Paul Browns work as an artist reflects his journey as a human being, and some excerpts from his work “Stepping Stones in the Mist” published in 2000 caught my attention.
“the artistic mind is a ‘butterfly’ mind that can fly from flower to flower, from source to source, with little respect for logic or scholarship. The result is a grand synthesis formed at a meta or pre-conscious level…it follows that the visual arts are beyond language, beyond conscious processing, at least when they are created. (Brown, 2000).
The metamorphosis of my artistic mind, my evolution, is not a singular or isolated event, nor is it orchestrated. It is a performance of life, of art, of expression that informs and is informed by a greater recursive process that we instinctively seek to understand through self-expression.
References
Boal, A. (1979). Theatre of the Oppressed. London: Pluto.
Boal, A. (1995). The Rainbow of Desire: The Theory, 2 Human Beings, A Passion and A Platform: The 'Aesthetic Space’. Routledge:London
Brown, P. (2000) Stepping Stones. http://paul-brown.com/WORDS/STEPPING.HTM#top (Accessed 10 August, 2007).
Cage, J. (1961). Silence: Lectures and Writings by John Cage. New Hampshire: Wesleyan University Press.
http://en.thinkexist.com/quotes/john_cage/2.html (Accessed 20 September, 2007).
Eyebeam Research (un), (2007). Evan Roth:People.
http://research.eyebeam.org/people/evan-roth (Accessed 10 September, 2007).
Gibbs, K. (2007). Metam – Week 7 Shor, Mantz & Levin - The Human Canvas. http://student.ci.qut.edu.au/~n5710227/wordpress/?p=13 (Accessed 20 September, 2007).
The Graffiti Research Lab. (un) (2007).
http://graffitiresearchlab.com/ (Accessed 20 September, 2007).
(Levin, G. & Lieberman, Z. & Blonk, J. & LaBarbara, J. (2003) Messa di Voce.
http://www.tmema.org/messa/messa.html (Accessed 9 September, 2007).

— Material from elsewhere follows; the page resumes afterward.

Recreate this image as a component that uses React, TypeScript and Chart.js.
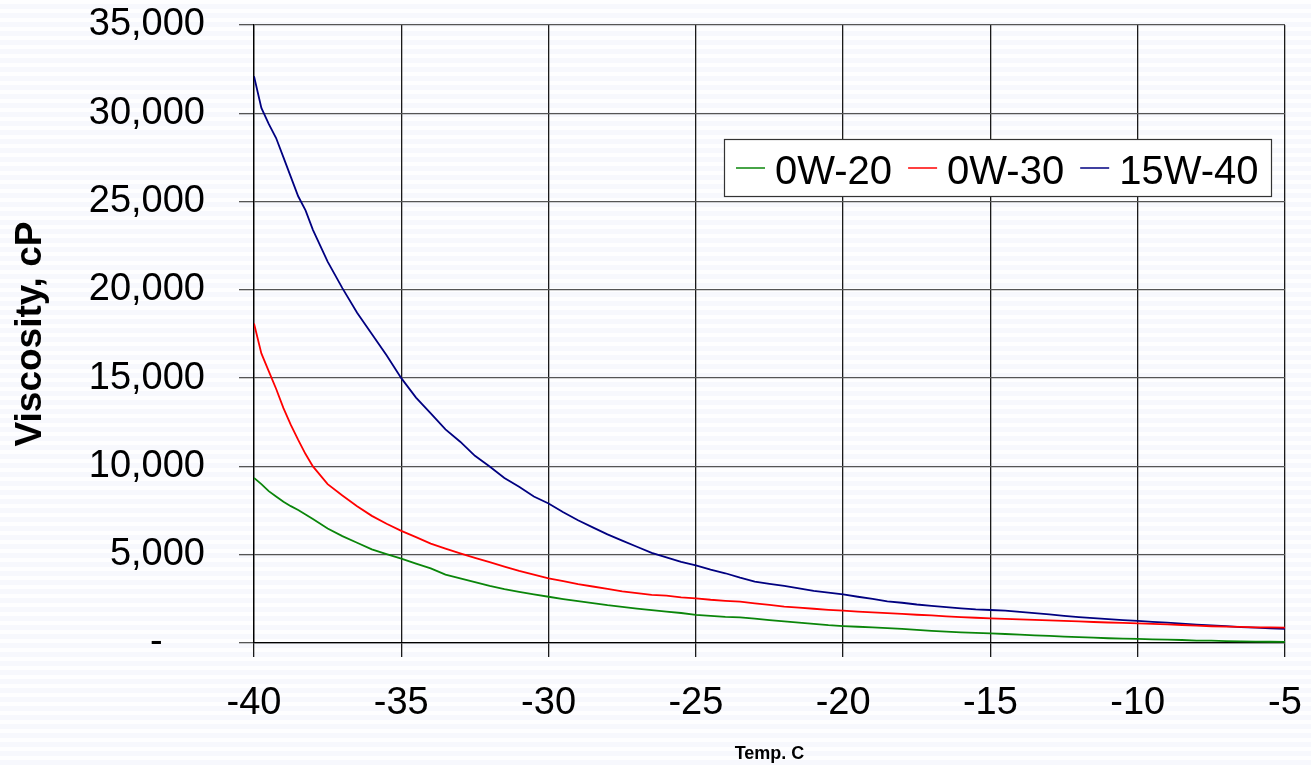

LeWitt, S. (1967). Paragraphs on Conceptual Art. Artforum:UK
Maeda, J. (2007) Simplicity.
http://weblogs.media.mit.edu/SIMPLICITY/archives/cat_laws.html (Accessed 21 September 2007)
Mafe, D. (2007) Arts Practice and Artist Statement. http://blackboard.qut.edu.au/webapps/portal/frameset.jsp?tab=courses&url=/bin/common/course.pl?course_id=_16272_1 (Accessed 10 September, 2007).
Penny, S. (2007, September 11). Robotics, Sculpture, symbolic Representation, Behaving Systems. Brisbane: QUT.
[Public lecture: KKB211 seminar series]
Steinback, J. (1952). East of Eden.
(Accessed 21 September 2007)
Appendix 1
Light Verse is a science fiction short story by Isaac Asimov. It was first published in the September-October 1973 issue of The Saturday Evening Post. It later appeared in the collections Buy Jupiter and Other Stories (1975), The Complete Robot (1982), and Robot Dreams (1986). The author has reported that he wrote the initial draft in one session and later had to change hardly a word in the final revision.
This story details a small portion of the life of Avis Lardner, the widow of an astronaut, William J. Lardner.
After her husband's death, Mrs. Lardner receives a large pension, which she invests wisely, becoming very wealthy. She buys many valuable jeweled artifacts from a number of countries, and displays them in her home. She then takes up the art of light-sculpture, which fascinates many, but she refuses to sell her works and only paints them at parties.
A roboticist with the U.S. Robots and Mechanical Men Corporation, John Travis, is invited to a party at Mrs. Lardner's, and tries to imitate her art by using the mathematics related to his robotics to sculpt, but all his attempts fail.
At the party, seeing it as an act of kindness to Mrs. Lardner, he makes an adjustment to one of her robots, known as Matthew, whom he considers to be maladjusted. Discovering what he's done, Mrs. Lardner is furious at him, and reveals that Matthew is the one who actually does the light-sculptures, through a creative process made possible by his maladjustment. By adjusting Matthew, Travis has irreparably destroyed that creative process.
The notion of a robot creating works of art that exceed in greatness and sublimity the best efforts of humans isn’t surprising; writers throughout the twentieth century imagined machines that were superior to people in every conceivable aspect of brains and brawn, thought and action. Asimov’s interesting twist is that it’s an autistic artistic robot. In this story, normal robots are obedient servants, but the special robot is creative only because it is out of kilter. The robot is creative by accident, not by design.
John Cage worked by chance using the Iching and random possibilities. Was he looking for the creative accident?